Crime/Justice, International news, News

US praises Honduras while criticising Eastern Caribbean islands

Published on April 1, 2017


Honduras minister advisor for strategy and communications, Christa Castro

By Caribbean News Now contributor

WASHINGTON, USA — A report released last month by the US Department of State credits the Honduras government for reducing rates of homicide, kidnapping, and extortion in the Central American country, while being sharply critical of Eastern Caribbean islands for failing to curb drug trafficking and money laundering.

According to the State Department’s 2017 International Narcotics Control Strategy Report (INCSR), the Eastern Caribbean hosts abundant transshipment points for illicit narcotics, primarily from Venezuela destined for North American, European and domestic Caribbean markets.

The scathing report attributed the islands’ susceptibility to corruption and money laundering to “the high volume of narcotics trafficking around the islands”.

On the other hand, the Honduras government is steadfastly eliminating corruption among the Honduras National Police force, according to the US report. President Juan Orlando Hernández’s Police Purge Commission, created last year, removed 1,946 police officers by December. The commission continues to vet its officers — and is aiming to reach its goal of completing 14,000 personnel reviews by April.

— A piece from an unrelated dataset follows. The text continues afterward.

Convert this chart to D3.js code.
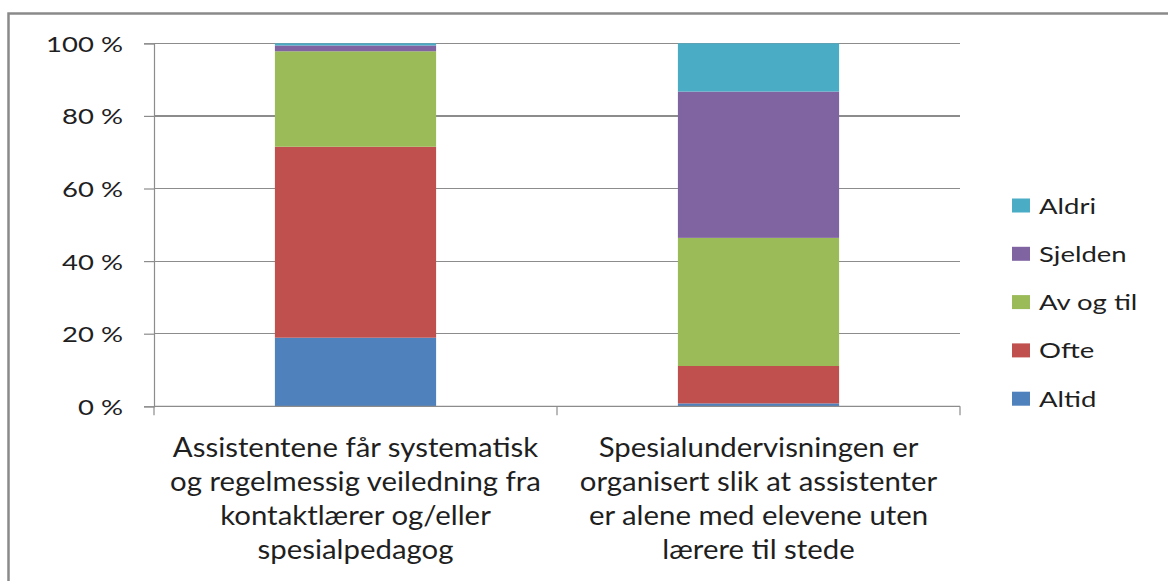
<!DOCTYPE html>
<html><head><meta charset="utf-8">
<script src="https://cdn.jsdelivr.net/npm/d3@7"></script>
<style>html,body{margin:0;padding:0;background:#fff;} svg{display:block;}</style>
</head><body>
<svg id="c" width="1168" height="581"></svg>
<script>
const categories = [
  ["Assistentene får systematisk", "og regelmessig  veiledning fra", "kontaktlærer og/eller", "spesialpedagog"],
  ["Spesialundervisningen er", "organisert slik at assistenter", "er alene med elevene uten", "lærere til stede"]
];
const seriesNames = ["Altid", "Ofte", "Av og til", "Sjelden", "Aldri"];
const seriesColors = ["#4F81BD", "#C0504D", "#9BBB59", "#8064A2", "#4BACC6"];
const altid   = [18.9, 0.8];
const ofte    = [52.6, 10.3];
const avOgTil = [26.3, 35.3];
const sjelden = [1.6, 40.3];
const aldri   = [0.6, 13.3];
const yTicks = [0, 20, 40, 60, 80, 100];
const yTickLabels = ["0 %", "20 %", "40 %", "60 %", "80 %", "100 %"];

const seriesValues = [altid, ofte, avOgTil, sjelden, aldri];
const table = categories.map((c, i) => {
  const row = {cat: i};
  seriesNames.forEach((s, j) => row[s] = seriesValues[j][i]);
  return row;
});

const svg = d3.select("#c");
const font = "Lato, 'Open Sans', sans-serif";
const textColor = "#1f1f1f";

// outer frame
svg.append("rect").attr("x", 8.5).attr("y", 13.5).attr("width", 1300).attr("height", 700)
  .attr("fill", "none").attr("stroke", "#8a8a8a").attr("stroke-width", 2.5);

const x = d3.scaleBand().domain(table.map(d => d.cat)).range([154, 960]).padding(0);
const y = d3.scaleLinear().domain([0, 100]).range([406.3, 43.3]);

// gridlines
svg.append("g").selectAll("line").data(yTicks.filter(t => t > 0)).join("line")
  .attr("x1", 154).attr("x2", 960).attr("y1", d => y(d)).attr("y2", d => y(d))
  .attr("stroke", "#8c8c8c").attr("stroke-width", 1.2).attr("shape-rendering", "crispEdges");

// y axis
const ys = 1.25;
const yAxis = d3.axisLeft(y).tickValues(yTicks).tickSize(10).tickPadding(20)
  .tickFormat((d, i) => yTickLabels[i]);
const gy = svg.append("g").attr("transform", "translate(154,0)").call(yAxis);
gy.select(".domain").attr("stroke", "#8c8c8c").attr("stroke-width", 1.2);
gy.selectAll(".tick line").attr("stroke", "#8c8c8c").attr("stroke-width", 1.2);
gy.selectAll(".tick text").attr("font-family", font).attr("font-size", 22).attr("fill", textColor)
  .attr("x", -31 / ys).attr("dy", "0.36em").attr("transform", `scale(${ys},1)`);

// stacked bars
const stack = d3.stack().keys(seriesNames)(table);
const bw = x.bandwidth() * 0.4;
svg.append("g").selectAll("g").data(stack).join("g")
  .attr("fill", (d, i) => seriesColors[i])
  .selectAll("rect").data(d => d).join("rect")
  .attr("x", d => x(d.data.cat) + (x.bandwidth() - bw) / 2)
  .attr("width", bw)
  .attr("y", d => y(d[1]))
  .attr("height", d => y(d[0]) - y(d[1]));

// x axis
const xAxisLine = svg.append("g");
xAxisLine.append("line").attr("x1", 154).attr("x2", 960).attr("y1", y(0)).attr("y2", y(0))
  .attr("stroke", "#8c8c8c").attr("stroke-width", 1.2);
const bounds = [154, ...table.map(d => x(d.cat) + x.bandwidth())];
xAxisLine.selectAll("line.tk").data(bounds).join("line").attr("class", "tk")
  .attr("x1", d => d).attr("x2", d => d).attr("y1", y(0)).attr("y2", y(0) + 9)
  .attr("stroke", "#8c8c8c").attr("stroke-width", 1.2);

// category labels
const cs = 1.13;
const cg = svg.append("g").selectAll("g").data(table).join("g")
  .attr("transform", d => `translate(${x(d.cat) + x.bandwidth() / 2}, 457) scale(${cs},1)`);
const cl = cg.append("text")
  .attr("font-family", font).attr("font-size", 26).attr("fill", textColor)
  .attr("text-anchor", "middle").attr("x", 0).attr("y", 0);
cl.selectAll("tspan").data(d => categories[d.cat]).join("tspan")
  .attr("x", 0)
  .attr("dy", (d, i) => i === 0 ? 0 : 34)
  .text(d => d);

// legend
const ls = 1.25;
const legendOrder = seriesNames.slice().reverse();
const lg = svg.append("g").selectAll("g").data(legendOrder).join("g")
  .attr("transform", (d, i) => `translate(1012, ${205.5 + i * 48.3})`);
lg.append("rect").attr("x", 0).attr("y", -7).attr("width", 18).attr("height", 14)
  .attr("fill", d => seriesColors[seriesNames.indexOf(d)]);
lg.append("text").attr("transform", `translate(27,8) scale(${ls},1)`)
  .attr("font-family", font).attr("font-size", 22)
  .attr("fill", textColor).text(d => d);
</script>
</body></html>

The report also underscores the US government’s role in Honduras crime prevention and community programs, highlighting 40 US-supported outreach centres for at-risk youth.

“Over the past several years, the Honduran government has taken concrete steps to bolster its security and justice system, while combatting organized crime and drug trafficking,” said Christa Castro, minister advisor for strategy and communications for the government of Honduras. “The State Department report highlights the fruits of our labor — a safer country for all Hondurans.”

“The United States plays a key role in assisting vulnerable people in Honduras,” said Castro. “We look forward to continuing our work with the US government to improve the capacity of our justice system and ensure that civilians are protected.”

The State Department report details the efforts of the Honduran government to battle crime and drug trafficking from all sides — by stamping out corruption, strengthening security forces, and supporting at-risk populations.

“The results are visible,” the report concludes. “Rates of homicide, kidnapping, and extortion were down from 2015, and citizens’ impressions of the HNP are improving.”

Hernández is simultaneously spearheading human rights reforms within the Honduras Armed Forces, according to a separate State Department report. Over 4,500 service members had received human rights training as of August.

Meanwhile, assertions in the INSCR in relation to Antigua and Barbuda, all of which on their face are factually incorrect in general or in detail and for which no evidence was offered or sources quoted in the report, have been rejected publicly by the government of Antigua and Barbuda.

According to senior sources in other US government agencies, this has given rise to some very serious concern on the grounds that, if the State Department’s assertions of fact are shown to be baseless and/or unsupported by other government departments and agencies that should have been consulted, the inescapable implication is that US foreign policy is flawed because it is being driven by flawed or false intelligence and reporting.

Furthermore, if it can be shown that the adverse report in relation to Antigua and Barbuda was based upon “alternative facts” rather than reality, this will add weight to a suggestion that it was motivated by spitefulness and retaliation for Antigua’s recent efforts to enforce the World Trade Organisation (WTO) ruling and award against the US in relation to online gaming.

Since neither the State Department nor any of the other US government agencies and departments listed in the INSCR as having supplied relevant information for the report has responded to requests for comment and clarification, Caribbean News Now has filed a number of Freedom of Information Act (FOIA) requests for copies of related documents.